We still deal with scarcity today, but one thing has changed. 

While we haven’t eradicated violence or war, most societies have found a better way to manage scarcity—cooperation. We’re able to meet most of our needs by voluntarily working together rather than pillaging, plundering, or swapping our neighbors’ chickens for pigeons and hoping they don’t notice. 

It’s a miracle.

This cooperation is everywhere, even if you don’t see it. When you put in an hour’s work for your employer, your work helps meet someone’s needs, and you get payment in return. That’s cooperation. 

When you go to the store and purchase a special treadmill for your overweight cat, you and the business owner are cooperating, even if your cat refuses to. 

Cooperation goes beyond direct interactions, too. Workers, inventors, and entrepreneurs across the world work together to deliver goods and services to you and everyone else. 

In many cases, the people cooperating don’t even know each other. They might live in different countries and speak different languages. There could be a long history of fighting between their two countries—or a rivalry between their favorite soccer teams. Yet they unknowingly work together to meet your needs and the needs of billions of others. 

So, what changed over the years? Did humanity just become generally nicer? Did everyone listen to a few uplifting ’80s power ballads, set aside their differences, and start working together? Not quite.

The real answer is more complicated. And maybe less inspirational. Basically, societies slowly adopted laws and rules that made cooperation more rewarding than cheating or stealing. These policies ranged from enacting widespread protection of property rights to creating laws that apply equally to everybody. 

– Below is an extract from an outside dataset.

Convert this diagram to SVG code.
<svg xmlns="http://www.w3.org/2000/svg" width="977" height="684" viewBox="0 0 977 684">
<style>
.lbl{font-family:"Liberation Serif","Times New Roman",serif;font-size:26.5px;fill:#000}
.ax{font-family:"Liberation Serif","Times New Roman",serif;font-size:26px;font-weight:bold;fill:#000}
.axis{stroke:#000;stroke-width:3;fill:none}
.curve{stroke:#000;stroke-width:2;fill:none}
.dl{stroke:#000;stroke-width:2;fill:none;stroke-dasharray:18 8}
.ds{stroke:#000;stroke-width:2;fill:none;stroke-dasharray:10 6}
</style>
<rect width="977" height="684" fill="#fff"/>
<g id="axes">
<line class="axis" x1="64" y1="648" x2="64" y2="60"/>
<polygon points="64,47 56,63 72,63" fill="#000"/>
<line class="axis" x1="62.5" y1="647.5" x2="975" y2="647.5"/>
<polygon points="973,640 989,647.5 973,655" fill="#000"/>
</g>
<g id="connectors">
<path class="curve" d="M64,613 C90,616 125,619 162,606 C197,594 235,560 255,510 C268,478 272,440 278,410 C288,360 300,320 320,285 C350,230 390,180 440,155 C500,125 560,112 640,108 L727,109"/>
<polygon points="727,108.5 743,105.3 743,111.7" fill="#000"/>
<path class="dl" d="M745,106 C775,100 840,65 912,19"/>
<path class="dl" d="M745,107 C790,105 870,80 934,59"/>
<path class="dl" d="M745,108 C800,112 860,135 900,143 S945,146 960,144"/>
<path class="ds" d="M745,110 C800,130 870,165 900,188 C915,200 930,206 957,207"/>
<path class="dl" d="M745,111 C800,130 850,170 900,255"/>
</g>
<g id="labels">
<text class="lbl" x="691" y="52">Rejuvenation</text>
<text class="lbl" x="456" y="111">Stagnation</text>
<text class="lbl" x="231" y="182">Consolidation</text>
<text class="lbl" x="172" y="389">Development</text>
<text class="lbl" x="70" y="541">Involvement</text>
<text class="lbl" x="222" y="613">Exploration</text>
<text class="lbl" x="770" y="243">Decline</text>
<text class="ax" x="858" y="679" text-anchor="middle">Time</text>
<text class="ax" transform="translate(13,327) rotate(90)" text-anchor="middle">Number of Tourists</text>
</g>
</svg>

In other words, if someone takes your stuff, or uses it without your permission, they get in trouble. And vice versa. These policies have given people and nations more incentive to peacefully exchange their time, their ideas, and their resources with each other. That’s cooperation.

Life still isn’t perfect. Scarcity is still a reality, and we haven’t joined hands around the world to declare world peace. But, the institutions that make up the modern world have produced a more prosperous and peaceful existence for us all.